··· MATERIAL SUPPLIED ···

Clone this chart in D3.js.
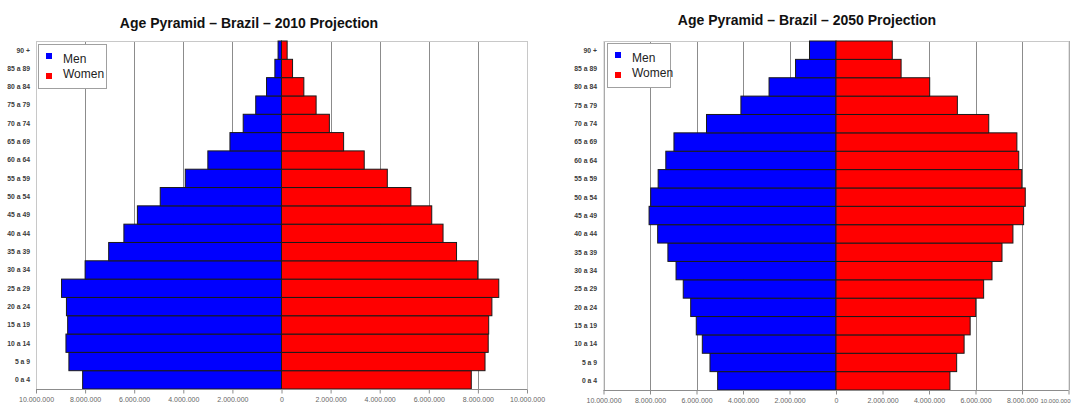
<!DOCTYPE html>
<html>
<head>
<meta charset="utf-8">
<script src="https://d3js.org/d3.v7.min.js"></script>
<style>
	body{ margin:0; background:#fff; }
	svg{ display:block; font-family:"Liberation Sans", Arial, sans-serif; }
	.title{ font-size:14px; font-weight:bold; fill:#111; }
	.grid line{ stroke:#8c8c8c; stroke-width:1; }
	.frame{ fill:none; stroke:#c8c8c8; stroke-width:1; }
	.bar{ stroke:#1a1a1a; stroke-width:1; }
	.agelabel{ font-size:6.8px; font-weight:bold; fill:#3a3a3a; }
	.xaxis text{ font-size:7px; fill:#666; }
	.xaxis line, .xaxis path{ stroke:#8c8c8c; }
	.legend rect.box{ fill:#fff; stroke:#a0a0a0; stroke-width:1; }
	.legend text{ font-size:12px; fill:#222; }
</style>
</head>
<body>
<div id="container"></div>
<script>

// age groups, bottom to top
var ageGroups = ["0 a 4","5 a 9","10 a 14","15 a 19","20 a 24","25 a 29","30 a 34","35 a 39","40 a 44","45 a 49",
	"50 a 54","55 a 59","60 a 64","65 a 69","70 a 74","75 a 79","80 a 84","85 a 89","90 +"];

// population in millions
var men2010   = [8.10, 8.66, 8.78, 8.71, 8.76, 8.96, 8.00, 7.04, 6.42, 5.87, 4.94, 3.92, 3.00, 2.10, 1.56, 1.05, 0.61, 0.27, 0.14];
var women2010 = [7.73, 8.29, 8.42, 8.44, 8.57, 8.85, 7.99, 7.13, 6.58, 6.12, 5.27, 4.31, 3.37, 2.53, 1.95, 1.41, 0.91, 0.45, 0.23];
var men2050   = [5.09, 5.42, 5.75, 6.01, 6.25, 6.57, 6.88, 7.23, 7.67, 8.04, 7.97, 7.65, 7.32, 6.97, 5.57, 4.09, 2.88, 1.74, 1.14];
var women2050 = [4.90, 5.19, 5.51, 5.77, 6.01, 6.35, 6.71, 7.14, 7.61, 8.07, 8.14, 7.99, 7.86, 7.78, 6.57, 5.22, 4.03, 2.80, 2.42];

var tickValues = [-10e6, -8e6, -6e6, -4e6, -2e6, 0, 2e6, 4e6, 6e6, 8e6, 10e6];
var seriesNames = ["Men", "Women"];
var seriesColors = ["#0000ff", "#ff0000"];

var ptBR = d3.formatLocale({decimal: ",", thousands: ".", grouping: [3], currency: ["R$", ""]});
var fmt = ptBR.format(",.0f");

var svg = d3.select("#container").append("svg")
	.attr("width", 1071)
	.attr("height", 403);

function drawPyramid(cfg){
	var g = svg.append("g");

	var x = d3.scaleLinear().domain([-10e6, 10e6]).range([cfg.x0, cfg.x1]);
	var y = d3.scaleBand().domain(ageGroups.slice().reverse()).range([cfg.y0, cfg.y1]);

	// title
	g.append("text").attr("class", "title")
		.attr("x", cfg.titleX).attr("y", cfg.titleY)
		.attr("text-anchor", "middle")
		.text(cfg.title);

	// vertical grid
	g.append("g").attr("class", "grid")
		.selectAll("line").data(tickValues).enter().append("line")
		.attr("x1", function(d){ return Math.round(x(d)) + 0.5; })
		.attr("x2", function(d){ return Math.round(x(d)) + 0.5; })
		.attr("y1", cfg.y0).attr("y2", cfg.y1);

	g.append("rect").attr("class", "frame")
		.attr("x", cfg.x0 + 0.5).attr("y", cfg.y0 + 0.5)
		.attr("width", cfg.x1 - cfg.x0).attr("height", cfg.y1 - cfg.y0);

	// bars
	g.selectAll("rect.men").data(ageGroups).enter().append("rect")
		.attr("class", "bar men")
		.attr("x", function(d, i){ return x(-cfg.men[i] * 1e6); })
		.attr("y", function(d){ return y(d); })
		.attr("width", function(d, i){ return x(0) - x(-cfg.men[i] * 1e6); })
		.attr("height", y.bandwidth())
		.style("fill", seriesColors[0]);

	g.selectAll("rect.women").data(ageGroups).enter().append("rect")
		.attr("class", "bar women")
		.attr("x", x(0))
		.attr("y", function(d){ return y(d); })
		.attr("width", function(d, i){ return x(cfg.women[i] * 1e6) - x(0); })
		.attr("height", y.bandwidth())
		.style("fill", seriesColors[1]);

	// age labels
	g.selectAll("text.agelabel").data(ageGroups).enter().append("text")
		.attr("class", "agelabel")
		.attr("x", cfg.labelX)
		.attr("y", function(d){ return y(d) + y.bandwidth() / 2; })
		.attr("dy", "0.35em")
		.attr("text-anchor", "end")
		.text(function(d){ return d; });

	// x axis
	var axis = d3.axisBottom(x)
		.tickValues(tickValues)
		.tickSize(4)
		.tickPadding(4)
		.tickFormat(function(d){ return fmt(Math.abs(d)); });

	var ax = g.append("g").attr("class", "xaxis")
		.attr("transform", "translate(0," + (cfg.y1 + 0.5) + ")")
		.call(axis)
		.call(function(a){ a.select(".domain").attr("d", "M" + cfg.x0 + ",0H" + cfg.x1); });

	// keep the last label inside the window on the right-hand chart
	if (cfg.clampLast) {
		ax.selectAll(".tick:last-of-type text")
			.attr("text-anchor", "end")
			.attr("x", 1070 - cfg.x1)
			.style("font-size", "6px");
	}

	// legend
	var lg = g.append("g").attr("class", "legend");
	lg.append("rect").attr("class", "box")
		.attr("x", cfg.legX + 0.5).attr("y", cfg.legY + 0.5)
		.attr("width", cfg.legW).attr("height", 44);
	seriesNames.forEach(function(name, i){
		lg.append("rect")
			.attr("x", cfg.legX + 8).attr("y", cfg.legY + 9 + i * 20)
			.attr("width", 6).attr("height", 6)
			.style("fill", seriesColors[i]);
		lg.append("text")
			.attr("x", cfg.legX + 25).attr("y", cfg.legY + 19 + i * 15)
			.text(name);
	});
}

drawPyramid({
	title: "Age Pyramid \u2013 Brazil \u2013 2010 Projection",
	titleX: 249, titleY: 28,
	x0: 36, x1: 527, y0: 41, y1: 389,
	labelX: 30,
	legX: 38, legY: 44, legW: 68,
	men: men2010, women: women2010
});

drawPyramid({
	title: "Age Pyramid \u2013 Brazil \u2013 2050 Projection",
	titleX: 807, titleY: 25,
	x0: 603.5, x1: 1068.5, y0: 41, y1: 390,
	labelX: 597,
	legX: 607, legY: 43, legW: 63,
	men: men2050, women: women2050,
	clampLast: true
});

</script>
</body>
</html>
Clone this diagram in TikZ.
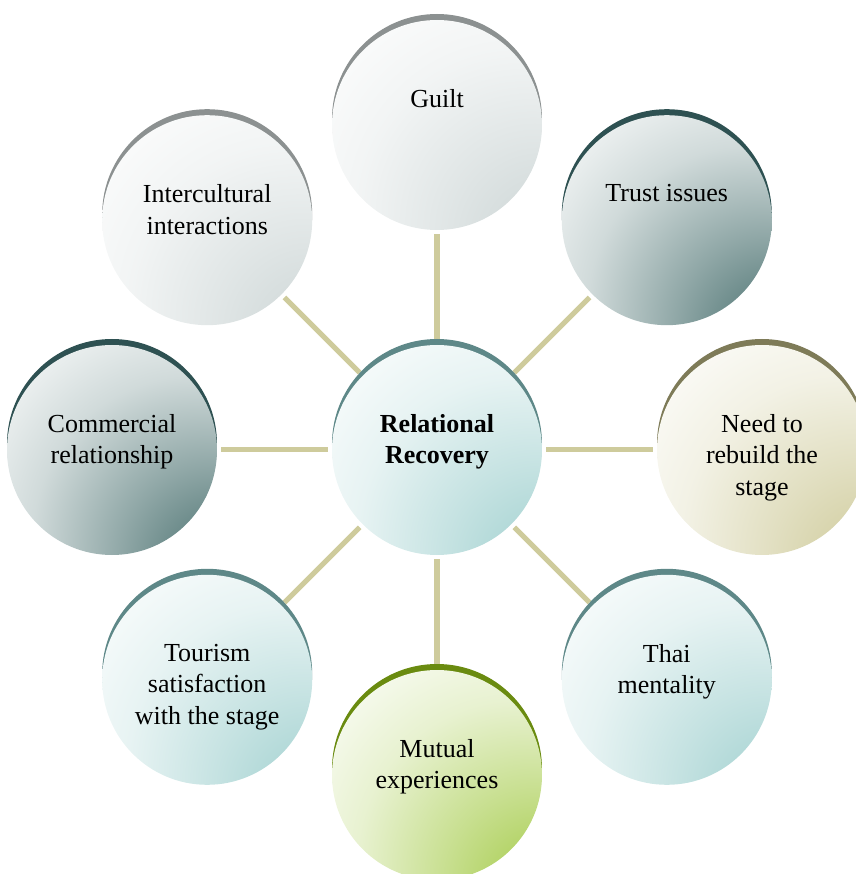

···

**SHORT PROBLEM**
Of the lines above, copy each that contains "this".

**RESULT**
Clone this chart in D3.js.
Clone this diagram in TikZ.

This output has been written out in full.